Leila Josefowicz in Recital = BEETHOVEN: Violin sonata No. 10 in G, Op. 96; BRAHMS: Sonata-Movement; RAVEL: Violin Sonata in G; MESSAIEN: Theme and Variations; GREY: San Andreas Suite; SALONEN: Lachen verlent for Violin -John Novacek, p. – Warner Classics

by | Jun 24, 2005 | Classical CD Reviews | 0 comments

Leila Josefowicz in Recital = BEETHOVEN: Violin sonata No. 10
in G, Op. 96;BRAHMS: Sonata-Movement in C Minor; RAVEL: Violin Sonata
in G; MESSAIEN: Theme and Variations; GREY: San Andreas Suite for
Violin solo; SALONEN: Lachen verlent for Violin Solo/John Novacek,
piano – Warner Classics 2564 61948-2  40:41; 45:13 (Distrib.
WEA)****:

I must confess that, having seen and heard violinist Leila Josefowicz in
concert in Atlanta some years ago,  I was not too favorably impressed,
writing her off as another in a long string of virtuosos who turn the
Mendelssohn and Tchaikovsky concertos into Paganini.
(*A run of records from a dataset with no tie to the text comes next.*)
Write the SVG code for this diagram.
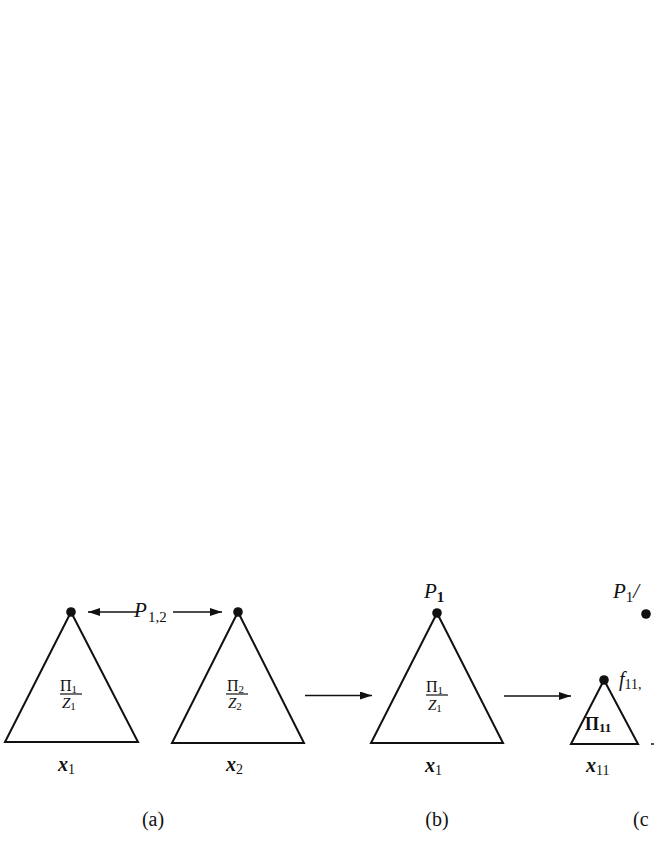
<svg xmlns="http://www.w3.org/2000/svg" width="654" height="846" viewBox="0 0 654 846">
<defs>
<style>
.tri{fill:none;stroke:#111;stroke-width:2;stroke-linejoin:miter}
.dot{fill:#111}
.conn{stroke:#111;stroke-width:1.4;fill:none}
.it{font-family:"Liberation Serif",serif;font-style:italic;fill:#111}
.rm{font-family:"Liberation Serif",serif;fill:#111}
.bi{font-family:"Liberation Serif",serif;font-style:italic;font-weight:bold;fill:#111}
.bd{font-family:"Liberation Serif",serif;font-weight:bold;fill:#111}
.frac{stroke:#111;stroke-width:1.2}
</style>
<marker id="ah" viewBox="0 0 12 8" refX="12" refY="4" markerWidth="12" markerHeight="8" markerUnits="userSpaceOnUse" orient="auto-start-reverse">
<path d="M0,0 L12,4 L0,8 Z" fill="#111"/>
</marker>
</defs>
<rect width="654" height="846" fill="#fff"/>

<g id="connectors">
<line class="conn" x1="138" y1="612" x2="88" y2="612" marker-end="url(#ah)"/>
<line class="conn" x1="173" y1="612" x2="222" y2="612" marker-end="url(#ah)"/>
<line class="conn" x1="305" y1="695.5" x2="372" y2="695.5" stroke-width="1.1" marker-end="url(#ah)"/>
<line class="conn" x1="504" y1="696" x2="571" y2="696" stroke-width="1.1" marker-end="url(#ah)"/>
</g>

<g id="label-p12">
<text class="it" x="134" y="617" font-size="21">P</text>
<text class="rm" x="148" y="622" font-size="15">1,2</text>
</g>

<g id="tree-x1-a">
<polygon class="tri" points="71,612 5,742 138,742"/>
<circle class="dot" cx="71" cy="612" r="4.8"/>
<text class="rm" x="60" y="691" font-size="16">Π<tspan font-size="11" dy="2">1</tspan></text>
<line class="frac" x1="60" y1="694" x2="82" y2="694"/>
<text class="it" x="62" y="708" font-size="15">Z<tspan class="rm" font-style="normal" font-size="11" dy="2">1</tspan></text>
<text class="bi" x="58" y="771" font-size="20">x<tspan class="rm" font-style="normal" font-weight="normal" font-size="14" dy="3">1</tspan></text>
</g>

<g id="tree-x2-a">
<polygon class="tri" points="238,612 172,743 304,743"/>
<circle class="dot" cx="238" cy="612" r="4.8"/>
<text class="rm" x="227" y="691" font-size="16">Π<tspan font-size="11" dy="2">2</tspan></text>
<line class="frac" x1="226" y1="694" x2="248" y2="694"/>
<text class="it" x="228" y="708" font-size="15">Z<tspan class="rm" font-style="normal" font-size="11" dy="2">2</tspan></text>
<text class="bi" x="226" y="771" font-size="20">x<tspan class="rm" font-style="normal" font-weight="normal" font-size="14" dy="3">2</tspan></text>
</g>

<g id="tree-x1-b">
<text class="it" x="424" y="598" font-size="21">P<tspan class="bd" font-style="normal" font-size="15" dy="4">1</tspan></text>
<polygon class="tri" points="437,613 371,743 503,743"/>
<circle class="dot" cx="437" cy="613" r="4.8"/>
<text class="rm" x="426" y="692" font-size="16">Π<tspan font-size="11" dy="2">1</tspan></text>
<line class="frac" x1="426" y1="695" x2="448" y2="695"/>
<text class="it" x="428" y="710" font-size="15">Z<tspan class="rm" font-style="normal" font-size="11" dy="2">1</tspan></text>
<text class="bi" x="425" y="772" font-size="20">x<tspan class="rm" font-style="normal" font-weight="normal" font-size="14" dy="3">1</tspan></text>
</g>

<g id="root-c">
<text class="it" x="613" y="598" font-size="21">P<tspan class="rm" font-style="normal" font-size="15" dy="4">1</tspan><tspan dy="-4">/</tspan></text>
<circle class="dot" cx="646" cy="614" r="4.8"/>
</g>

<g id="tree-x11-c">
<polygon class="tri" points="604,680 571,744 638,744"/>
<circle class="dot" cx="604" cy="680" r="4.8"/>
<text class="it" x="619" y="686" font-size="20">f<tspan class="rm" font-style="normal" font-size="14" dy="3">11,</tspan></text>
<text class="bd" x="585" y="730" font-size="18">Π<tspan font-size="13" dy="2">11</tspan></text>
<text class="bi" x="586" y="772" font-size="20">x<tspan class="rm" font-style="normal" font-weight="normal" font-size="14" dy="3">11</tspan></text>
<line x1="651" y1="744" x2="654" y2="744" stroke="#111" stroke-width="1.5"/>
</g>

<g id="captions">
<text class="rm" x="153" y="826" font-size="20" text-anchor="middle">(a)</text>
<text class="rm" x="437" y="826" font-size="20" text-anchor="middle">(b)</text>
<text class="rm" x="633" y="826" font-size="20">(c</text>
</g>
</svg>
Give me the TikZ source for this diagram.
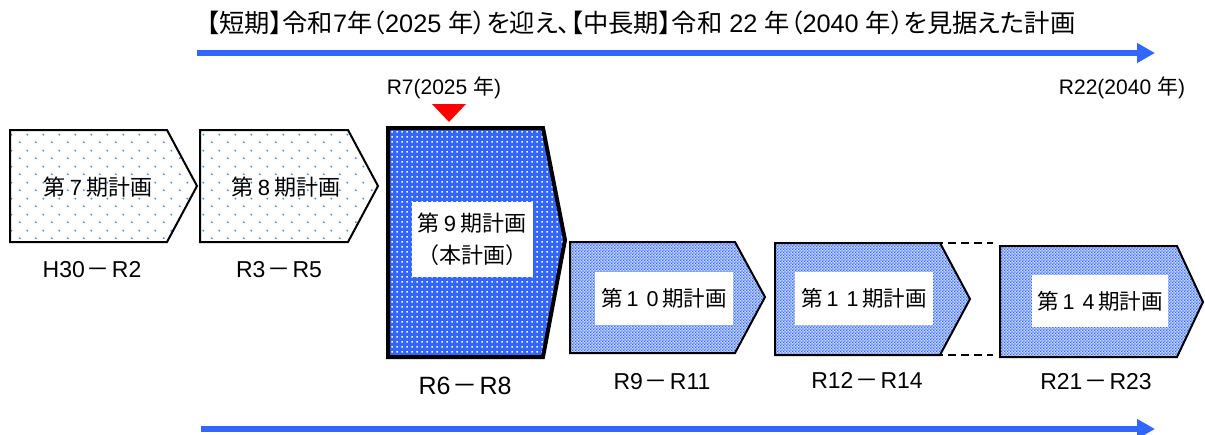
\documentclass[tikz,border=0pt]{standalone}
\usepackage{fontspec}
\setmainfont{Liberation Sans}
\newfontfamily\cjk{Noto Sans CJK JP}
\newfontfamily\cjkp[RawFeature=+palt]{Noto Sans CJK JP}
\usetikzlibrary{patterns.meta,arrows.meta}
\definecolor{myblue}{RGB}{51,102,255}
\definecolor{dotblue}{RGB}{90,130,255}
\definecolor{chkbase}{RGB}{205,218,255}
\tikzdeclarepattern{
  name=sparsedots, type=uncolored,
  bottom left={(0pt,0pt)}, top right={(16pt,16pt)}, tile size={(16pt,16pt)},
  code={\fill (4pt,4pt) circle (1.1pt); \fill (12pt,12pt) circle (1.1pt);}}
\tikzdeclarepattern{
  name=finedots, type=uncolored,
  bottom left={(0pt,0pt)}, top right={(5pt,5pt)}, tile size={(5pt,5pt)},
  code={\fill (1.6pt,1.6pt) rectangle (3.4pt,3.4pt);}}
\tikzdeclarepattern{
  name=checker, type=uncolored,
  bottom left={(0pt,0pt)}, top right={(3.2pt,3.2pt)}, tile size={(3.2pt,3.2pt)},
  code={\fill (0pt,0pt) rectangle (1.6pt,1.6pt); \fill (1.6pt,1.6pt) rectangle (3.2pt,3.2pt);}}
\newcommand\dsh{\kern2pt{\cjk －}\kern2pt}
\newcommand\dg[1]{\kern4pt{\fontspec{Liberation Sans}#1}\kern4pt}
\begin{document}
\begin{tikzpicture}[x=1pt,y=-1pt,
  lightbox/.style={draw=black, line width=2pt, line join=miter, pattern=sparsedots, pattern color=dotblue},
  mainbox/.style={draw=black, line width=4pt, line join=miter, preaction={fill=myblue}, pattern=finedots, pattern color=white},
  futbox/.style={draw=black, line width=2pt, line join=miter, preaction={fill=chkbase}, pattern=checker, pattern color=myblue},
  inner/.style={fill=white, inner sep=0pt, font=\cjk\fontsize{21.5}{21.5}\selectfont},
  plain/.style={inner sep=0pt, font=\cjk\fontsize{22}{22}\selectfont},
  period/.style={inner sep=0pt, font=\fontsize{23}{23}\selectfont},
  yearlbl/.style={inner sep=0pt, font=\fontsize{21}{21}\selectfont},
  bigarrow/.style={draw=myblue, line width=6pt, -{Triangle[length=18pt,width=19pt]}},
  cont/.style={draw=black, line width=1.6pt, dash pattern=on 8pt off 5pt}]
\useasboundingbox (0,0) rectangle (1205,434);

% title and timeline arrows
\node[inner sep=0pt, font=\fontsize{25.3}{25.3}\selectfont] (title) at (641,23)
  {{\cjkp 【短期】令和}7{\cjkp 年（}2025 {\cjkp 年）を迎え、【中長期】令和} 22 {\cjkp 年（}2040 {\cjkp 年）を見据えた計画}};
\coordinate (ta) at (197,53);
\coordinate (tb) at (1155,53);
\draw[bigarrow] (ta) -- (tb);
\coordinate (ba) at (201,429);
\coordinate (bb) at (1155,429);
\draw[bigarrow] (ba) -- (bb);

% year markers
\node[yearlbl] (r7) at (444,88) {R7(2025 {\cjk 年})};
\node[yearlbl] (r22) at (1122,88) {R22(2040 {\cjk 年})};
\fill[red] (432,104) -- (466,104) -- (449,122) -- cycle;

% plan boxes
\draw[lightbox] (10,130) -- (167,130) -- (197,186) -- (167,242) -- (10,242) -- cycle;
\draw[lightbox] (200,130) -- (348,130) -- (378,186) -- (348,242) -- (200,242) -- cycle;
\draw[mainbox] (388,128) -- (543,128) -- (565,240) -- (543,357) -- (388,357) -- cycle;
\draw[futbox] (570,242) -- (735,242) -- (765,297) -- (735,353) -- (570,353) -- cycle;
\draw[futbox] (775,243) -- (940,243) -- (970,299) -- (940,355) -- (775,355) -- cycle;
\draw[futbox] (1000,246) -- (1177,246) -- (1203,302) -- (1177,357) -- (1000,357) -- cycle;

% continuation dashes
\coordinate (d1a) at (922,243);
\coordinate (d1b) at (993,243);
\coordinate (d2a) at (922,355);
\coordinate (d2b) at (993,355);
\draw[cont] (d1a) -- (d1b);
\draw[cont] (d2a) -- (d2b);

% box texts
\node[plain] (p7) at (98,187) {第\dg{7}期計画};
\node[plain] (p8) at (286,187) {第\dg{8}期計画};
\node[inner, minimum width=121pt, minimum height=75pt, align=center,
      font=\cjk\fontsize{22}{32}\selectfont] (p9) at (472,239) {第\dg{9}期計画\\（本計画）};
\node[inner, minimum width=138pt, minimum height=53pt] (p10) at (664,298) {第\dg{1}\dg{0}期計画};
\node[inner, minimum width=138pt, minimum height=53pt] (p11) at (864,298) {第\dg{1}\dg{1}期計画};
\node[inner, minimum width=136pt, minimum height=52pt] (p14) at (1100,301) {第\dg{1}\dg{4}期計画};

% period labels
\node[period] (l7) at (92,270) {H30\dsh R2};
\node[period] (l8) at (279,270) {R3\dsh R5};
\node[period, font=\fontsize{25}{25}\selectfont] (l9) at (465,386) {R6\dsh R8};
\node[period] (l10) at (662,382) {R9\dsh R11};
\node[period] (l11) at (867,380) {R12\dsh R14};
\node[period] (l14) at (1096,382) {R21\dsh R23};
\end{tikzpicture}
\end{document}
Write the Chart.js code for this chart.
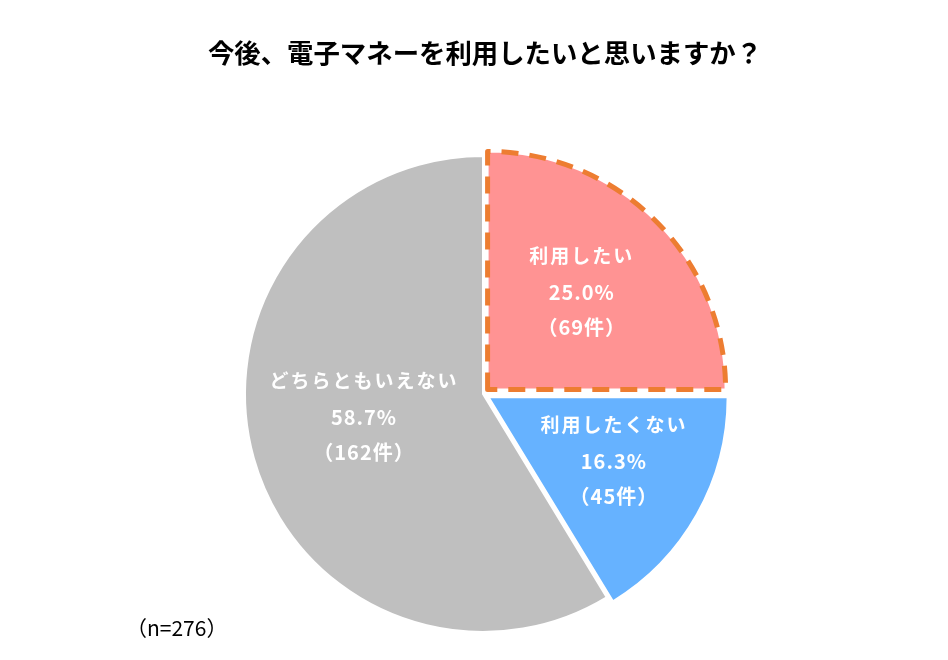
<!DOCTYPE html>
<html>
<head>
<meta charset="utf-8">
<script src="https://cdn.jsdelivr.net/npm/chart.js@4.4.1/dist/chart.umd.min.js"></script>
<style>
  html, body { margin: 0; padding: 0; background: #fff; }
  #wrap { width: 948px; height: 660px; position: relative; }
</style>
</head>
<body>
<div id="wrap"><canvas id="pieChart"></canvas></div>
<script>
// Data
const titleText = "今後、電子マネーを利用したいと思いますか？";
const sampleNote = "（n=276）";
const categories = ["利用したい", "利用したくない", "どちらともいえない"];
const counts = [69, 45, 162];
const percents = ["25.0%", "16.3%", "58.7%"];

const sliceColors = ["#FF9393", "#66B2FF", "#BFBFBF"];
const sliceOffsets = [26, 26, 0];
// label anchor (middle line), as fractions of the radius from the pie centre
const labelAnchors = [[0.415, -0.425], [0.55, 0.285], [-0.5, 0.1]];

const FONT = "'Noto Sans CJK JP', 'Noto Sans', sans-serif";

const overlayPlugin = {
  id: "overlay",
  afterDatasetsDraw(chart) {
    const ctx = chart.ctx;
    const meta = chart.getDatasetMeta(0);

    // dashed orange outline on the first slice
    const arc = meta.data[0];
    const p = arc.getProps(["x", "y", "startAngle", "endAngle", "outerRadius"], true);
    const half = (p.startAngle + p.endAngle) / 2;
    const off = sliceOffsets[0] / 4;
    ctx.save();
    ctx.translate(Math.cos(half) * off, Math.sin(half) * off);
    ctx.beginPath();
    ctx.moveTo(p.x, p.y);
    ctx.arc(p.x, p.y, p.outerRadius, p.startAngle, p.endAngle);
    ctx.closePath();
    ctx.strokeStyle = "#ED7D31";
    ctx.lineWidth = 5;
    ctx.lineJoin = "round";
    ctx.setLineDash([17, 11]);
    ctx.stroke();
    ctx.restore();

    // slice labels
    const cx = meta.data[2].x, cy = meta.data[2].y, r = meta.data[2].outerRadius;
    ctx.save();
    ctx.fillStyle = "#fff";
    ctx.textAlign = "center";
    ctx.textBaseline = "middle";
    categories.forEach((c, i) => {
      const lx = cx + labelAnchors[i][0] * r;
      const ly = cy + labelAnchors[i][1] * r;
      ctx.font = "bold 19px " + FONT;
      ctx.letterSpacing = "2px";
      ctx.fillText(c, lx, ly - 37);
      ctx.font = "bold 20px " + FONT;
      ctx.letterSpacing = "1px";
      ctx.fillText(percents[i], lx, ly);
      ctx.fillText("（" + counts[i] + "件）", lx, ly + 35);
    });
    ctx.restore();
  },
  afterDraw(chart) {
    const ctx = chart.ctx;
    ctx.save();
    ctx.fillStyle = "#000";
    ctx.textBaseline = "middle";
    ctx.textAlign = "center";
    ctx.font = "bold 26.4px " + FONT;
    ctx.fillText(titleText, 485, 53);
    ctx.textAlign = "left";
    ctx.font = "21px " + FONT;
    ctx.fillText(sampleNote, 126, 628);
    ctx.restore();
  }
};

new Chart(document.getElementById("pieChart"), {
  type: "pie",
  data: {
    labels: categories,
    datasets: [{
      data: counts,
      backgroundColor: sliceColors,
      borderColor: "#fff",
      borderWidth: 2,
      offset: sliceOffsets,
      hoverOffset: 0
    }]
  },
  options: {
    responsive: true,
    maintainAspectRatio: false,
    animation: false,
    radius: 238,
    layout: { padding: { top: 128, bottom: 0, left: 18, right: 0 } },
    plugins: {
      legend: { display: false },
      tooltip: { enabled: false }
    }
  },
  plugins: [overlayPlugin]
});
</script>
</body>
</html>
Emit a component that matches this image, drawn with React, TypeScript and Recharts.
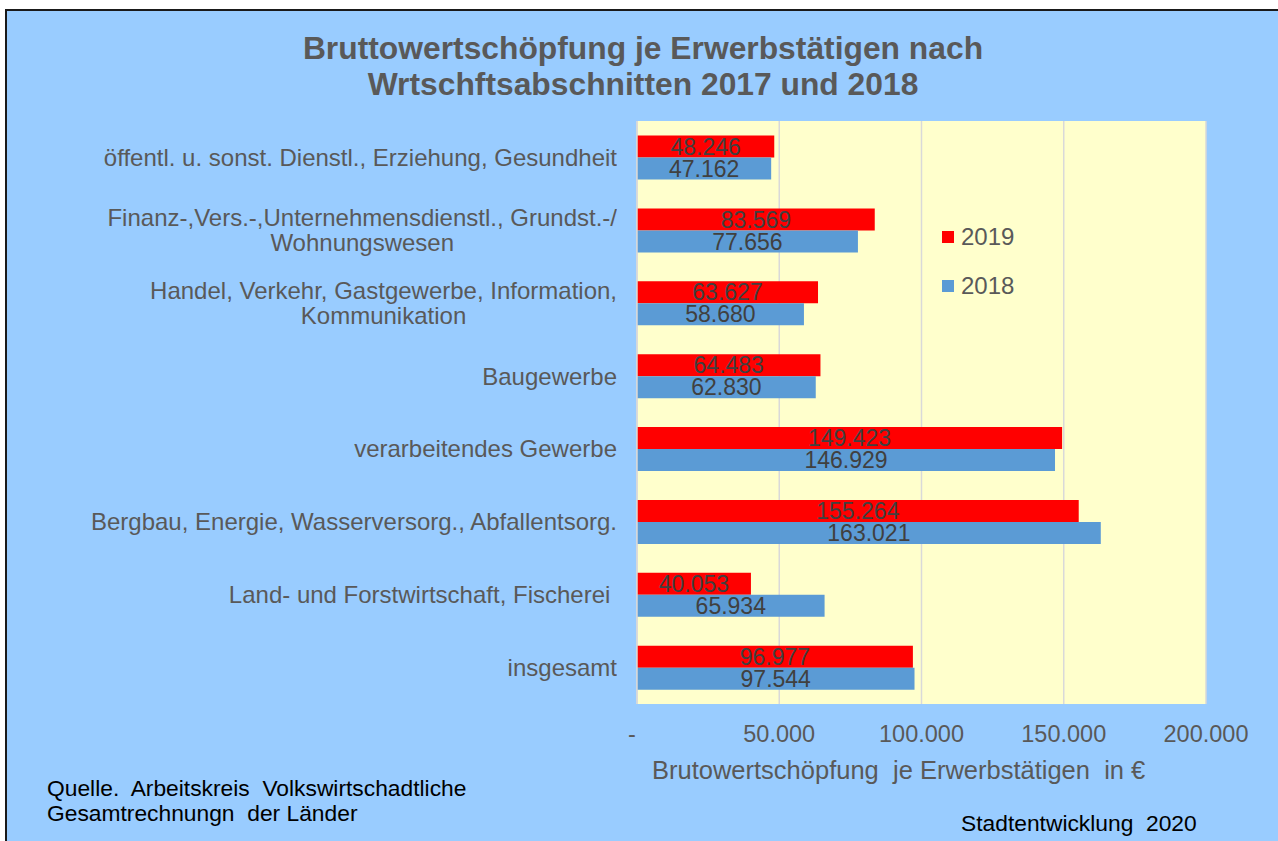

But it would
seem that Ms. Josefowicz, who sports a lovely-sounding 1724 Guarneri del
Gesu instrument, has matured as an artist and musical thinker; and this
recital, taped 22-25 January 2005 at the American Academy of Arts and
Letters, is an intelligent blend of old and new impulses played with
fervor and grace by a pair of like-minded professionals.

The New has representation in the work of Mark Grey, a West coast
composer, who created his San Andreas Suite especially for Josefowicz.  In
three descriptive movements, marked Wonder Years, Clear Lake, and
Eruption, the piece captures alternating currents of light and dark
sonorities, with the middle section’s communicating an Eastern/Oriental
influence the composer attributes to the Asian community thriving in the
San Francisco environs. The Eruption sequence has an earthy impetus
derived from rock music sources. Composer-conductor Esa-Pekka Salonen
penned Lachen verlernt (Laughing Un-learned), his homage to Schoenberg‚s
Pierrot Lunaire, in 2002. Utilizing repeated, ostinato figures in the
manner of a chaconne, this severe and at times dark piece gains in
momentum as it proceeds, a reminiscence of Bolero by way of Bach
harmonization. The opening selection, a relatively early work by Olivier
Messaien, has classical refinements in procedure after a simple melodic
kernel presents itself. Combining rhythmic variation with Webern’s
tendency to pulverize the original materials, Messiaen still manages to
elicit a few tender sentiments from his sometimes static material – then
moving to a kind of religious fervor in the slow finale that may well
suggest a quiet epiphany.

The Old has its representatives in Beethoven, Brahms, and Ravel, the last
of whom avowed a kind of antipathy between violin and piano; but whatever
antagonism exists in the parts is concealed in the bluesy and jazz-like
riffs the two instruments share, often evoking the sonority of the G Major
Piano Concerto.  The often lean de-sentimentalized sound has Josefowicz
working the tip of the bow, eschewing the big, luxuriant lushness for an
ironic understatement, a touch of the decadent cabaret. The obsessive
character of the Perpetuum mobile has Josefowicz working her magic as she
would for the same composer’s Tzigane. Beethoven’s G Major Sonata (1812)
has an almost Schubertian sense of wandering; I am reminded that Oistrakh
also chose to make this piece a recital debut for American tours in 1956.
Here, Josefowicz eschews the bravura for an intimate, parlando style that
is quite persuasive in its intimacy. On the Brahms C Minor Scherzo,
rather, rests the burden of Josefowicz’s brilliantine; the repeated
urgings on G, akin to Beethoven’s Fifth Symphony, along with the doublings
at the octaves and the sixth degree of the scale, are enough to convince
us that the pyrotechnical fiddler is always there if we need her.